Boy Kills World movie review: Bill Skarsgard is a killing machine on a mission in exhausting, blood-soaked thriller

2/5 stars

Exploding onto the screen like the bastard son of a dozen 1980s action movies and an arcade full of beat-’em-up video games, Boy Kills World is a whirl of blood-soaked martial arts and jet black humour that barely pauses for breath.

Bill Skarsgard rose to prominence as Pennywise the clown in It, and as the aristocratic villain of John Wick: Chapter 4. Here he stars as “Boy”, a deaf-mute angel of vengeance.

Over the course of two hours, Boy tears through the hierarchy of a near-future dystopia in the hopes of destroying the regal Van Der Koys, responsible for murdering his family.

The hook to Boy Kills World is that, because of his debilitated senses, Boy narrates his every waking moment through an incessant internal monologue, in a voice lifted from his favourite childhood video game, Super Dragon Punch Force 3.

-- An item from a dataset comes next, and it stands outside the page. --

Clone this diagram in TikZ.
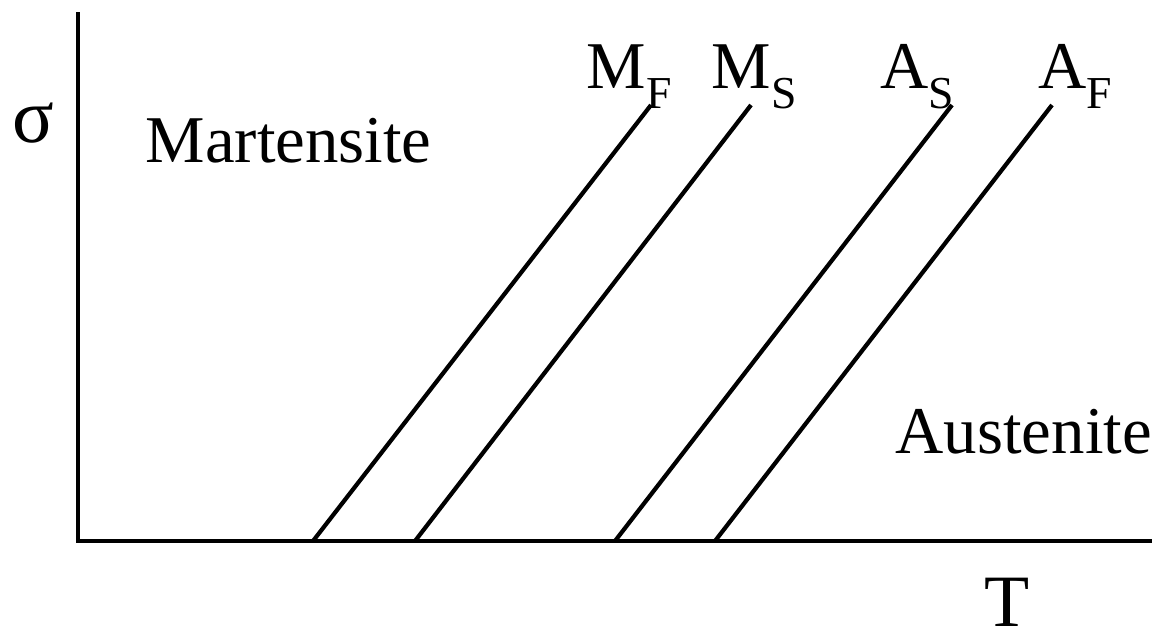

Comedian and voice artist H. Jon Benjamin (Archer, Bob’s Burgers) provides Boy with the vocal identity for his relentlessly self-aware, comic-book-style voice-over.

Hilda Van Der Koy (Famke Janssen) rules with an iron fist, staging an annual “culling”, whereby a dozen enemies of the state are ceremonially executed in front of the people.

Such a fate befell Boy’s own mother and sister, and he has spent the years since living in hiding, honing his body into a lethal weapon under the brutal tutelage of Yayan Ruhian’s unforgiving Shaman.

Once Boy is set in motion, there is no stopping the swathe of bloody carnage he unleashes.

Bill Skarsgard in a still from Boy Kills World.
He allies himself with a pair of well-meaning rebels, played by Andrew Koji and Isaiah Mustafa, and together they dispatch an endless army of goons on their way to picking off the Van Der Koy clan, brought to the screen with cartoonish relish by Sharlto Copley, Michelle Dockery and Brett Gelman.

First-time writer-director Moritz Mohr shot the film in South Africa, which lends it a visually distinctive otherworldliness, but beyond this cosmetic exoticism, Boy Kills World ploughs a painfully familiar path.

Its sustained tone of fast-paced choreography, splashy violence and knowingly irreverent humour soon becomes exasperating, leaving it with no other option than to barrel towards a wholly predictable finale.

Bill Skarsgard in a still from Boy Kills World.

Skarsgard’s performance must be commended for its physicality, but ultimately Boy Kills World becomes as much of a physical ordeal to watch as for its hero to survive, and will surely prompt all but the most resilient of viewers to tap out long before justice is served.